Horacio Sanchez Unzueta, the PRI governor of San Luis Potosi, broke ranks with Zedillo and announced a new “Common Front” made up of small and medium-sized businesses to oppose the economic plan.

Thousands of students protested against Zedillo at a university in Guerrero and on the streets of Mexico City. Almost 20,000 businesses staged a two-hour work stoppage in Oaxaca. And the 2,100 miners at the Cananea copper mine near the Arizona border--where a 1906 strike helped start the Mexican Revolution--threatened to walk off the job next Monday.

As for international investors, to whom Zedillo’s emergency package was largely addressed, they continued Thursday to show a lack of confidence in Mexico’s economic prospects. The value of the peso fell again in trading, closing at 7.12 pesos to the U.S. dollar. The Mexican stock market fell 1.37%.

Advertisement

*

So fierce was the opposition on the streets and even within the ranks of the PRI, which has ruled Mexico through a succession of authoritarian presidents for 66 years, that Zedillo found himself lobbying key ruling party members of Congress well into Wednesday night.

Before the debate began Thursday afternoon, the president appealed for support from PRI legislators representing 12 states and the Federal District. Then he left for the state of Veracruz, where he addressed a group of industrialists in the state capital.

“Undoubtedly, there always will be critical voices and opinions that, with total freedom, enrich the public debate,” Zedillo stated, trying to balance his commitment to democracy with the government’s forced new austerity. “But in the crisis our country is living through, those voices would be even more welcome if they accompany their criticisms with proposals that are realistic, viable and assure the best results.

“A moderate and transitory recession is preferable to resigning ourselves to a prolonged paralysis that would hurt society even more,” he added.

The increase in sales taxes--the only element of Zedillo’s bitter economic medicine that is subject to congressional approval--was one of a series of austerity measures he and his economic ministers announced last week. They also include immediate price increases of 35% for gasoline and 20% for electricity and a ceiling of 10% on wage increases.

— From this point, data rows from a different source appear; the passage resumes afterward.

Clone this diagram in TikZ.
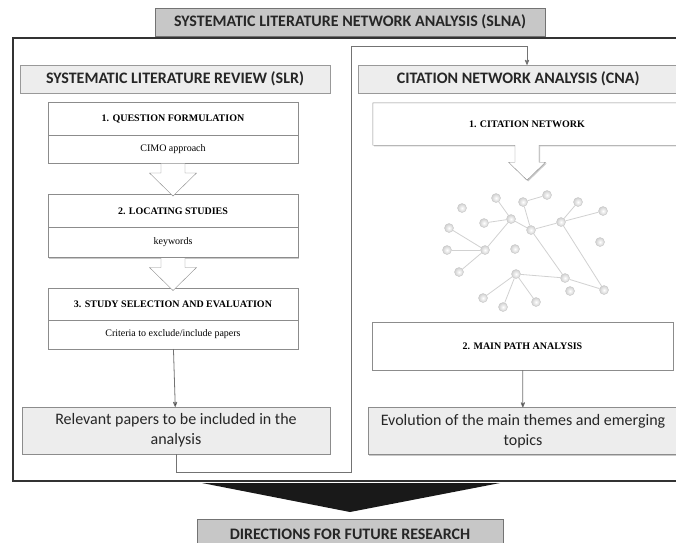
\documentclass[tikz,border=0pt]{standalone}
\usepackage{fontspec}
\setmainfont{Liberation Serif}
\setsansfont{Carlito}
\usetikzlibrary{arrows,shadows,calc,positioning}

\begin{document}
\begin{tikzpicture}[x=1pt, y=-1pt, >=stealth',
                    softshadow/.style={drop shadow={shadow xshift=1.2pt, shadow yshift=-1.2pt, opacity=0.35, fill=black!60}},
                    title/.style={rectangle, minimum width=390pt, minimum height=28pt, text centered, draw=black!55, fill=black!22, text=black!85, font=\sffamily\bfseries\fontsize{16}{18}\selectfont, softshadow},
                    header/.style={rectangle, minimum height=28pt, text centered, draw=black!40, fill=black!7, text=black!85, font=\sffamily\bfseries\fontsize{16}{18}\selectfont},
                    stepbox/.style={rectangle, outer sep=0pt, minimum width=250pt, minimum height=33pt, text centered, draw=black!45, fill=white, font=\bfseries\fontsize{10}{12}\selectfont, softshadow},
                    detail/.style={rectangle, outer sep=0pt, minimum width=250pt, minimum height=28pt, text centered, draw=black!45, fill=white, font=\fontsize{10}{12}\selectfont, softshadow},
                    result/.style={rectangle, minimum height=47pt, align=center, draw=black!45, fill=black!7, text=black!85, font=\sffamily\fontsize{16}{20}\selectfont, softshadow},
                    hollow/.style={draw=black!45, fill=white, line join=miter},
                    flow/.style={->, draw=black!55, line width=0.8pt, shorten >=0pt},
                    paper/.style={circle, inner sep=0pt, minimum size=9pt, draw=black!22, line width=0.4pt, inner color=white, outer color=black!18},
                    link/.style={draw=black!18, line width=0.8pt}]
        \clip (0,0) rectangle (676,542);
        \fill[white] (0,0) rectangle (676,542);

        % outer frame
        \draw[line width=1.6pt, draw=black!80] (13,38) rectangle (700,481);
        \node (Slna) [title] at (350,22) {SYSTEMATIC LITERATURE NETWORK ANALYSIS (SLNA)};

        % left column
        \node (SlrHead) [header, minimum width=310pt] at (175,79) {SYSTEMATIC LITERATURE REVIEW (SLR)};
        \node (Question) [stepbox] at (173,118.5) {1. QUESTION FORMULATION};
        \node (Cimo) [detail, below=0pt of Question] {CIMO approach};
        \node (Locating) [stepbox] at (173,211) {2. LOCATING STUDIES};
        \node (Keywords) [detail, below=0pt of Locating, minimum height=30pt] {keywords};
        \node (Selection) [stepbox, minimum height=32pt] at (173,304) {3. STUDY SELECTION AND EVALUATION};
        \node (Criteria) [detail, below=0pt of Selection, minimum height=29pt] {Criteria to exclude/include papers};
        \node (Relevant) [result, minimum width=308pt] at (176,430.5) {Relevant papers to be included in the\\analysis};

        \draw[hollow] ($(Cimo.south)+(-12,0.6)$) -- ($(Cimo.south)+(-12,10)$) -- ($(Cimo.south)+(-23.5,10)$)
            -- ($(Cimo.south)+(0,33)$) -- ($(Cimo.south)+(23.5,10)$) -- ($(Cimo.south)+(12,10)$) -- ($(Cimo.south)+(12,0.6)$);
        \draw[hollow] ($(Keywords.south)+(-12,0.6)$) -- ($(Keywords.south)+(-12,10)$) -- ($(Keywords.south)+(-23.5,10)$)
            -- ($(Keywords.south)+(0,33)$) -- ($(Keywords.south)+(23.5,10)$) -- ($(Keywords.south)+(12,10)$) -- ($(Keywords.south)+(12,0.6)$);

        % right column
        \node (CnaHead) [header, minimum width=320pt, anchor=west] at (358,79) {CITATION NETWORK ANALYSIS (CNA)};
        \node (Citation) [rectangle, minimum width=308pt, minimum height=42pt] at (527,124) {};
        \draw[hollow, softshadow] (Citation.north west) -- (Citation.north east) -- (Citation.south east)
            -- ($(Citation.south)+(12,0)$) -- ($(Citation.south)+(12,17)$) -- ($(Citation.south)+(18.5,17)$)
            -- ($(Citation.south)+(0,35)$) -- ($(Citation.south)+(-18.5,17)$) -- ($(Citation.south)+(-12,17)$)
            -- ($(Citation.south)+(-12,0)$) -- (Citation.south west) -- cycle;
        \node [font=\bfseries\fontsize{10}{12}\selectfont] at (Citation) {1. CITATION NETWORK};
        \node (MainPath) [stepbox, minimum width=301pt, minimum height=48pt] at (522.5,346) {2. MAIN PATH ANALYSIS};
        \node (Evolution) [result, minimum width=310pt] at (523,431) {Evolution of the main themes and emerging\\topics};

        % citation network
        \node (p1) [paper] at (496,198) {};
        \node (p2) [paper] at (523,202) {};
        \node (p3) [paper] at (547,195) {};
        \node (p4) [paper] at (578,202) {};
        \node (p5) [paper] at (462,208) {};
        \node (p6) [paper] at (603,211) {};
        \node (p7) [paper] at (511,219) {};
        \node (p8) [paper] at (484,223) {};
        \node (p9) [paper] at (561,222) {};
        \node (p10) [paper] at (449,228) {};
        \node (p11) [paper] at (531,230) {};
        \node (p12) [paper] at (600,242) {};
        \node (p13) [paper] at (485,250) {};
        \node (p14) [paper] at (515,249) {};
        \node (p15) [paper] at (447,250) {};
        \node (p16) [paper] at (459,272) {};
        \node (p17) [paper] at (516,274) {};
        \node (p18) [paper] at (565,278) {};
        \node (p19) [paper] at (570,291) {};
        \node (p20) [paper] at (604,290) {};
        \node (p21) [paper] at (483,298) {};
        \node (p22) [paper] at (536,302) {};
        \node (p23) [paper] at (503,307) {};

        \path[link]
        (p1) edge (p7)
        (p2) edge (p3)
        (p2) edge (p11)
        (p8) edge (p7)
        (p7) edge (p11)
        (p7) edge (p13)
        (p11) edge (p9)
        (p9) edge (p4)
        (p9) edge (p6)
        (p10) edge (p13)
        (p15) edge (p13)
        (p16) edge (p13)
        (p11) edge (p18)
        (p9) edge (p20)
        (p17) edge (p18)
        (p18) edge (p20)
        (p17) edge (p21)
        (p17) edge (p23)
        (p17) edge (p22)
        ;

        % connectors
        \coordinate (LowBend) at (351,472);
        \coordinate (TopBend) at (351,46);
        \path[flow]
        (Criteria)
            edge (Relevant)
        (MainPath)
            edge (Evolution)
        ;
        \draw[flow] (Relevant.south) |- (LowBend) -- (TopBend) -| (Citation.south |- CnaHead.north);

        % bottom
        \node (Future) [title, minimum width=306pt, minimum height=30pt] at (350,534) {DIRECTIONS FOR FUTURE RESEARCH};
        \coordinate (WedgeLeft) at (202,483);
        \coordinate (WedgeRight) at (500,483);
        \coordinate (WedgeTip) at (350,512);
        \fill[black!90] (WedgeLeft) -- (WedgeRight) -- (WedgeTip) -- cycle;
\end{tikzpicture}
\end{document}
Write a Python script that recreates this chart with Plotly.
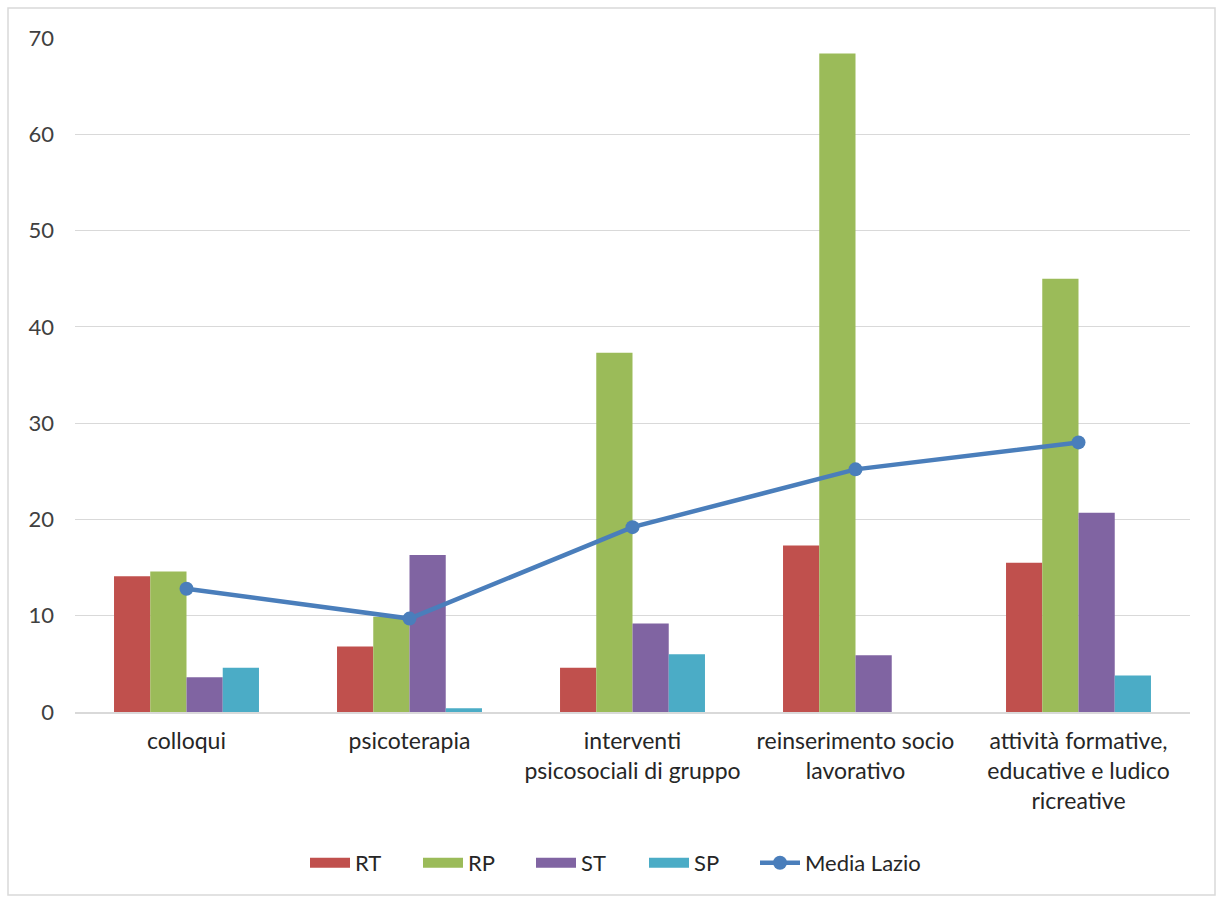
import plotly.graph_objects as go

categories = ["colloqui", "psicoterapia", "interventi<br>psicosociali di gruppo",
              "reinserimento socio<br>lavorativo",
              "attività formative,<br>educative e ludico<br>ricreative"]
rt = [14.1, 6.8, 4.6, 17.3, 15.5]
rp = [14.6, 9.9, 37.3, 68.4, 45.0]
st = [3.6, 16.3, 9.2, 5.9, 20.7]
sp = [4.6, 0.4, 6.0, 0.0, 3.8]
media_lazio = [12.8, 9.7, 19.2, 25.2, 28.0]

FONT = "Lato, 'Open Sans', sans-serif"
BLUE = "#4A7EBB"

fig = go.Figure()
series = [("RT", rt, "#C0504D"), ("RP", rp, "#9BBB59"),
          ("ST", st, "#8064A2"), ("SP", sp, "#4BACC6")]
for name, vals, col in series:
    fig.add_trace(go.Bar(x=categories, y=vals, name=name, marker_color=col,
                         marker_line_width=0, showlegend=False, legendgroup=name))
# legend entries drawn as wide swatches (like the reference)
for name, vals, col in series:
    fig.add_trace(go.Scatter(x=[None], y=[None], name=name, mode="lines",
                             line=dict(color=col, width=13), legendgroup=name,
                             hoverinfo="skip"))
fig.add_trace(go.Scatter(x=categories, y=media_lazio, name="Media Lazio",
                         mode="lines+markers", legend="legend2",
                         line=dict(color=BLUE, width=4.5),
                         marker=dict(size=14, color=BLUE)))

LEG_Y = -0.224
fig.update_layout(
    width=1220, height=900,
    paper_bgcolor="white", plot_bgcolor="white",
    margin=dict(l=75, r=30, t=38, b=188),
    barmode="group", bargap=0.35, bargroupgap=0,
    font=dict(family=FONT, size=19, color="#404040"),
    showlegend=True,
    legend=dict(orientation="h", x=(305 - 75) / 1115, xanchor="left", y=LEG_Y,
                yanchor="middle", font=dict(size=22, color="#262626"),
                traceorder="normal", itemwidth=40, entrywidth=58,
                entrywidthmode="pixels", itemclick=False, itemdoubleclick=False),
    legend2=dict(orientation="h", x=(755 - 75) / 1115, xanchor="left", y=LEG_Y,
                 yanchor="middle", font=dict(size=22, color="#262626"),
                 itemwidth=40, itemclick=False, itemdoubleclick=False),
    xaxis=dict(showgrid=False, showline=True, linecolor="#D9D9D9", linewidth=1.5,
               ticks="", tickfont=dict(size=23, color="#262626"),
               ticklabelstandoff=8),
    yaxis=dict(range=[0, 70], dtick=10, showgrid=True, gridcolor="#D9D9D9",
               gridwidth=1.2, zeroline=False, showline=False,
               tickfont=dict(size=22, color="#404040"), ticklabelstandoff=20),
    shapes=[dict(type="rect", xref="paper", yref="paper",
                 x0=(8 - 75) / 1115, x1=(1215 - 75) / 1115,
                 y0=(712 - 895) / 674, y1=(712 - 8) / 674,
                 line=dict(color="#D9D9D9", width=1.5), layer="below")],
)

fig.write_html("out.html")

Thursday’s congressional debate, which was expected to continue today, had deep implications not just for Mexican consumers and the economy. Analysts said it may foster a fundamental change in the way this nation is governed, giving the national legislature its first taste of real power in decades.

Advertisement

The lawmakers’ debate and their vote today will provide an acid test for Zedillo: His government desperately needs the additional revenue from higher sales taxes, and it must persuade international investors that Mexico’s economy is stable enough to put their money here.

But, at the same time, he has committed himself to casting off Mexico’s authoritarian presidency and seeing that government power is better shared between the executive and legislative branches.

As for PRI legislators, they must now balance their party loyalties against their novel commitment to a new system of representative democracy: Do they vote, as the Mexican people are clamoring, to kill the tax increase? Or do they support Zedillo, their party’s president?

Zedillo’s situation has been further complicated in that PRI governments have always managed to win allies on controversial issues from the opposition, either the leftist Democratic Revolutionary Party or the conservative National Action Party.

But this time, both parties have made clear they oppose him. The smaller Workers Party also opposes him.

Confronting such odds, several analysts suggested that the PRI--which holds a commanding majority in the Chamber of Deputies--may yet close ranks with a last-minute compromise.

Advertisement

But even the unlikely defeat of the increase in sales taxes might still turn into a victory for Zedillo, some analysts said.

“The best thing that could happen for Ernesto Zedillo’s government . . . would be if Congress throws out the 50% sales tax increase,” analyst Sergio Sarmiento said. “This decision would enforce . . . independent legislative power, and it would eliminate the most unpopular aspect of the emergency plan.”